- [What you are asked to do]: Beginning with the first line, set down every line through the one containing "const eigImag = [4.8, 1.6, -1.6, -4.8];", exactly as it appears, but not the pictures.

- [Available records]:
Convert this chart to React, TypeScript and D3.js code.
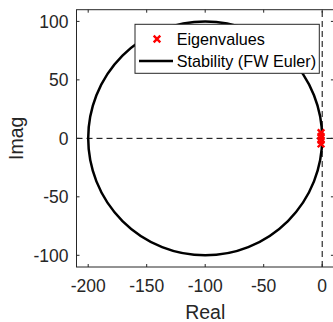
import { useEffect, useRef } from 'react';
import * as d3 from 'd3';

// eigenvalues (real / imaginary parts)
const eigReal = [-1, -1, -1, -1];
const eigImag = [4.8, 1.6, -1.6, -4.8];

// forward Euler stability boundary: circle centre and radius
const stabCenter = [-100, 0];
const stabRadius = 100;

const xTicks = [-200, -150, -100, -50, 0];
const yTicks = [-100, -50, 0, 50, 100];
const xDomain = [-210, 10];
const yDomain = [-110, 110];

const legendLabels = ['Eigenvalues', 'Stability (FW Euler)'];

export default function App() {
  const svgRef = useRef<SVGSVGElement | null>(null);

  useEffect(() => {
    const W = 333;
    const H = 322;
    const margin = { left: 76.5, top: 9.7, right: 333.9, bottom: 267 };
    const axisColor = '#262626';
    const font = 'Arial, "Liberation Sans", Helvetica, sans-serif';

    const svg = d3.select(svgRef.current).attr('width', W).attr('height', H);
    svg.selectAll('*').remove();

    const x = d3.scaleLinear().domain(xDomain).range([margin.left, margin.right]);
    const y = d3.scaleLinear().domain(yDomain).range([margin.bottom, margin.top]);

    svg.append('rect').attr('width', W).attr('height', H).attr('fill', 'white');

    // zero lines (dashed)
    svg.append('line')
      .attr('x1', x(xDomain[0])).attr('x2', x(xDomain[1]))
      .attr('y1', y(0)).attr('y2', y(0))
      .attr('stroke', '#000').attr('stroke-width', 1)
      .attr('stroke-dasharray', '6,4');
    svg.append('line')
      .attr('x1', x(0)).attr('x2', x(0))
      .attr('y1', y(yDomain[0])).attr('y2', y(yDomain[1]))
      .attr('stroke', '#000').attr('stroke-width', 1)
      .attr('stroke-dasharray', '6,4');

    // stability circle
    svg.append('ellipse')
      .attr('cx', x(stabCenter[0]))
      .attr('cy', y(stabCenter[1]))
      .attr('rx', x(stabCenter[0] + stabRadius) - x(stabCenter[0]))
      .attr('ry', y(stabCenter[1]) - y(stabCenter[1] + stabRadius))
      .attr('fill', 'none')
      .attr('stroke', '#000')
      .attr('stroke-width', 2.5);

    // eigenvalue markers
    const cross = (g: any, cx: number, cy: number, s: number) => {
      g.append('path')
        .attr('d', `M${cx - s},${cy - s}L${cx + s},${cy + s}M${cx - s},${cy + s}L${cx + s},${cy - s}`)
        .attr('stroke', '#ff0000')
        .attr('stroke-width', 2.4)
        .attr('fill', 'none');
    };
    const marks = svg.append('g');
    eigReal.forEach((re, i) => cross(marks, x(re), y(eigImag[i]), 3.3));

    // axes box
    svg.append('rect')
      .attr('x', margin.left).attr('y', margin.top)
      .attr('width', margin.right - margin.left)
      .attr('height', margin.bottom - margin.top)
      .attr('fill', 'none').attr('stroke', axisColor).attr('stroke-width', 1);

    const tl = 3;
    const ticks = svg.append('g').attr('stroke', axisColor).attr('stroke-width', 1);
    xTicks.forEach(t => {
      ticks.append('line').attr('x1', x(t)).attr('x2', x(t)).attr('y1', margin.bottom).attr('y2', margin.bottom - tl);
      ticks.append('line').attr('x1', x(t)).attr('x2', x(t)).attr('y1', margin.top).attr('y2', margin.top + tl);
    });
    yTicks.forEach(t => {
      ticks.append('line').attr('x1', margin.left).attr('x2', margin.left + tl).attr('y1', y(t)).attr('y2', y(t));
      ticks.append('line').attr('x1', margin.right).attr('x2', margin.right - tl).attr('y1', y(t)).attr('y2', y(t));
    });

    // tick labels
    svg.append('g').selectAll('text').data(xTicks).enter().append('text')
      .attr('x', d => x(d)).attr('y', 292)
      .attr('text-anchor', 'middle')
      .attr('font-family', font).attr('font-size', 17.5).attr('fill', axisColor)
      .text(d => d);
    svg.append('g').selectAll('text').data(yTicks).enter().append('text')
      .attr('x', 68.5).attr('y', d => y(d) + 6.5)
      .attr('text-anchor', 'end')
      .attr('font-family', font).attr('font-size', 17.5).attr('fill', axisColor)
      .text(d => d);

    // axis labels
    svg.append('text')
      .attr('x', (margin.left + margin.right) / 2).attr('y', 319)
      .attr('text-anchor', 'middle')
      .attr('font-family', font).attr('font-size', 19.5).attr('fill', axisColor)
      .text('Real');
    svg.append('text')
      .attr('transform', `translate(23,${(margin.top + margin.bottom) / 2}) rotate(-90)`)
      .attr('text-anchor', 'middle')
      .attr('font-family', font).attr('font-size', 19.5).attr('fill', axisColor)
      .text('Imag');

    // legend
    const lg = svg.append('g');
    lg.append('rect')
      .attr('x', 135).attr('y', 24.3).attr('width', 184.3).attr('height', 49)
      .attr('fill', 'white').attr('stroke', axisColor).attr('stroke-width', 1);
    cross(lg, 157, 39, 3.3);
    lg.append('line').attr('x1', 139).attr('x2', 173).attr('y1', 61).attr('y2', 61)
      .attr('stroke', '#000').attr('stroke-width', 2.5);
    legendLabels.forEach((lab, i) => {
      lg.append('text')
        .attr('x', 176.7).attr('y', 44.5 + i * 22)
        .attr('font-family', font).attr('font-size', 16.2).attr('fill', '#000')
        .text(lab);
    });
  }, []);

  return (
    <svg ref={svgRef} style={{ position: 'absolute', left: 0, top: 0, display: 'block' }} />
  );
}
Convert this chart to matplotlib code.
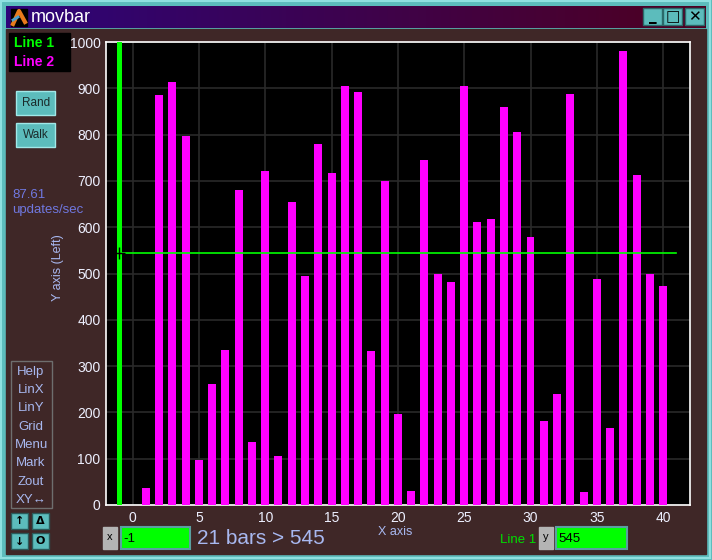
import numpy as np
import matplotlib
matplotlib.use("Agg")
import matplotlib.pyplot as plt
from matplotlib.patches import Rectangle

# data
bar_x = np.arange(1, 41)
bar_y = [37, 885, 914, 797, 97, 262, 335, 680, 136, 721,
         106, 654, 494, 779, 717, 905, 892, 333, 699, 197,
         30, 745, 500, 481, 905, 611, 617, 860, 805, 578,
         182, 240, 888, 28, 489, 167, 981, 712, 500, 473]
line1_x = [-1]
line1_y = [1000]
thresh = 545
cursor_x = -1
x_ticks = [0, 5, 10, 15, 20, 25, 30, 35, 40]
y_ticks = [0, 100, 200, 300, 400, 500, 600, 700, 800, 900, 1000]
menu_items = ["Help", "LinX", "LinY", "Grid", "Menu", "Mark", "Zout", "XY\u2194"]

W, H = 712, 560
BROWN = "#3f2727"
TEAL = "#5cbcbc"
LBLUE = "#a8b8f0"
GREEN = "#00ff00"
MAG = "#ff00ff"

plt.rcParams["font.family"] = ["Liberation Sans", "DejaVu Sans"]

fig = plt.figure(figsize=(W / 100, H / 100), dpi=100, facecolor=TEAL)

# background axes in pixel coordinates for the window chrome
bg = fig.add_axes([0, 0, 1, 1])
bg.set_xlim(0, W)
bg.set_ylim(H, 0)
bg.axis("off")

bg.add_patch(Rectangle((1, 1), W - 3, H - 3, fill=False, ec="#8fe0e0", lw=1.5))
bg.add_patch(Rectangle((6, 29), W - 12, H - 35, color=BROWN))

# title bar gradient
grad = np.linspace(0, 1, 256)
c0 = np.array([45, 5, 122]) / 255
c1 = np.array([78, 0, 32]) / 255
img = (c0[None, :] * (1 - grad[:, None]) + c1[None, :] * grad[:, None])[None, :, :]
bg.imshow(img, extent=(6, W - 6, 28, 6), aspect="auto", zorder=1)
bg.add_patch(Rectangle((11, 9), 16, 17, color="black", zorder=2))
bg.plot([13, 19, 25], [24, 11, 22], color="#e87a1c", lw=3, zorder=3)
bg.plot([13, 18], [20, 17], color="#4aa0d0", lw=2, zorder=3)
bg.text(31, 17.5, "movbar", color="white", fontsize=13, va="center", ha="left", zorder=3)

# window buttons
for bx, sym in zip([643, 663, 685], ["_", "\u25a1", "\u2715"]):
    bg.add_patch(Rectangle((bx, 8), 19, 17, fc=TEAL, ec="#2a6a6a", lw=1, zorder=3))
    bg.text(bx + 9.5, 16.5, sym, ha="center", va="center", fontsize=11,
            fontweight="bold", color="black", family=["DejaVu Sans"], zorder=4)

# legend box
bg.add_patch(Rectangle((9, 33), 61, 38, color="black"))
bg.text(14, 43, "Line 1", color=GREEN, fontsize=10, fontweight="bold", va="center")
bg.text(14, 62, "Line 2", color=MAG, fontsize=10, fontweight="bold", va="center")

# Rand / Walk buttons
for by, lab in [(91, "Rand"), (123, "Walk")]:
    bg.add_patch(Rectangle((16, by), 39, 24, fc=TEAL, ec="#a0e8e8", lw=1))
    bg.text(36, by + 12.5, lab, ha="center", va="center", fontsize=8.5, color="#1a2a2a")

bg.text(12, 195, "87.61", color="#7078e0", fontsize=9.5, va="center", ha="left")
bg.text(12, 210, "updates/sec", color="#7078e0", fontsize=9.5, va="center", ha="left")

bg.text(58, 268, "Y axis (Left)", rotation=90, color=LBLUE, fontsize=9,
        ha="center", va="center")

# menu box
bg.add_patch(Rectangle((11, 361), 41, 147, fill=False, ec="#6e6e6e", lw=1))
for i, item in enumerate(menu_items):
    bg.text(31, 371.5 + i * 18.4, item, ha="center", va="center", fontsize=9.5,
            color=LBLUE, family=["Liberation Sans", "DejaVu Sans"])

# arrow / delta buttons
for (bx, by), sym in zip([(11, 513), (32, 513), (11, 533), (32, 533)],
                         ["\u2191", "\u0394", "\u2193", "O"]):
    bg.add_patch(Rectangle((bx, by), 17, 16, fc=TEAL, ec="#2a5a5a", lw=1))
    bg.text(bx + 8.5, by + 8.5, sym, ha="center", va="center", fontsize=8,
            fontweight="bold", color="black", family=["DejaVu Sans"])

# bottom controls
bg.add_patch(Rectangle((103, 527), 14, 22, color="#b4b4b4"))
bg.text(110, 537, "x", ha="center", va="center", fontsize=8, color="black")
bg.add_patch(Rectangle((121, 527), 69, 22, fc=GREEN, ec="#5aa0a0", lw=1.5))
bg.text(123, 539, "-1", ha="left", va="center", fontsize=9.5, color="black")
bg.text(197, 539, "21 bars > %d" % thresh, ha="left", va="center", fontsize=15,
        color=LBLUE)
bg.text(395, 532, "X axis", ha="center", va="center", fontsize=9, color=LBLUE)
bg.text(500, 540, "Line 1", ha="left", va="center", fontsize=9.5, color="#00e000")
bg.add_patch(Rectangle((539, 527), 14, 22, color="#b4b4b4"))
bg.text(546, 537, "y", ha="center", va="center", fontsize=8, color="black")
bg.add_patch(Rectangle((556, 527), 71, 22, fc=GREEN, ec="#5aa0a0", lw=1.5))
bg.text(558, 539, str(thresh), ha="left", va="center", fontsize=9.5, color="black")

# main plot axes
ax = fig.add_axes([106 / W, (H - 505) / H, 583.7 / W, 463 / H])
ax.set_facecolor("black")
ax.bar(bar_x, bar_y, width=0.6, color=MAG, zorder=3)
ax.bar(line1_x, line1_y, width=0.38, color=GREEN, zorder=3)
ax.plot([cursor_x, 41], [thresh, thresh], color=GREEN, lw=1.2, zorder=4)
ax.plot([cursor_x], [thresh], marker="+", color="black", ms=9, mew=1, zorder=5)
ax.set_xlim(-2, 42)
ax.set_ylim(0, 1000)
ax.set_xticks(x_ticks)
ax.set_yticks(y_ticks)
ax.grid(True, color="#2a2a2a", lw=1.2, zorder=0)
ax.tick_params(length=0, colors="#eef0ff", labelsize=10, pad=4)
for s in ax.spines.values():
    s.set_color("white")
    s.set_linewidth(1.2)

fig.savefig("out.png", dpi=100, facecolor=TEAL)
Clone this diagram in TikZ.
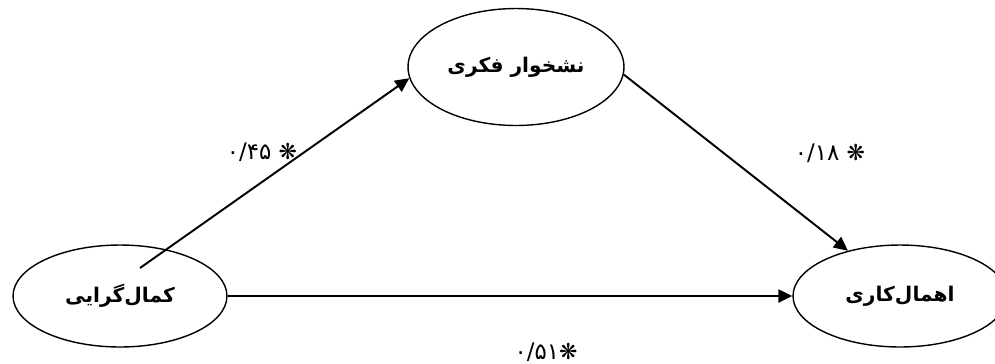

- [Complete output]:
Convert this chart to React, TypeScript and D3.js code.
import { useEffect, useRef } from 'react';
import * as d3 from 'd3';

// eigenvalues (real / imaginary parts)
const eigReal = [-1, -1, -1, -1];
const eigImag = [4.8, 1.6, -1.6, -4.8];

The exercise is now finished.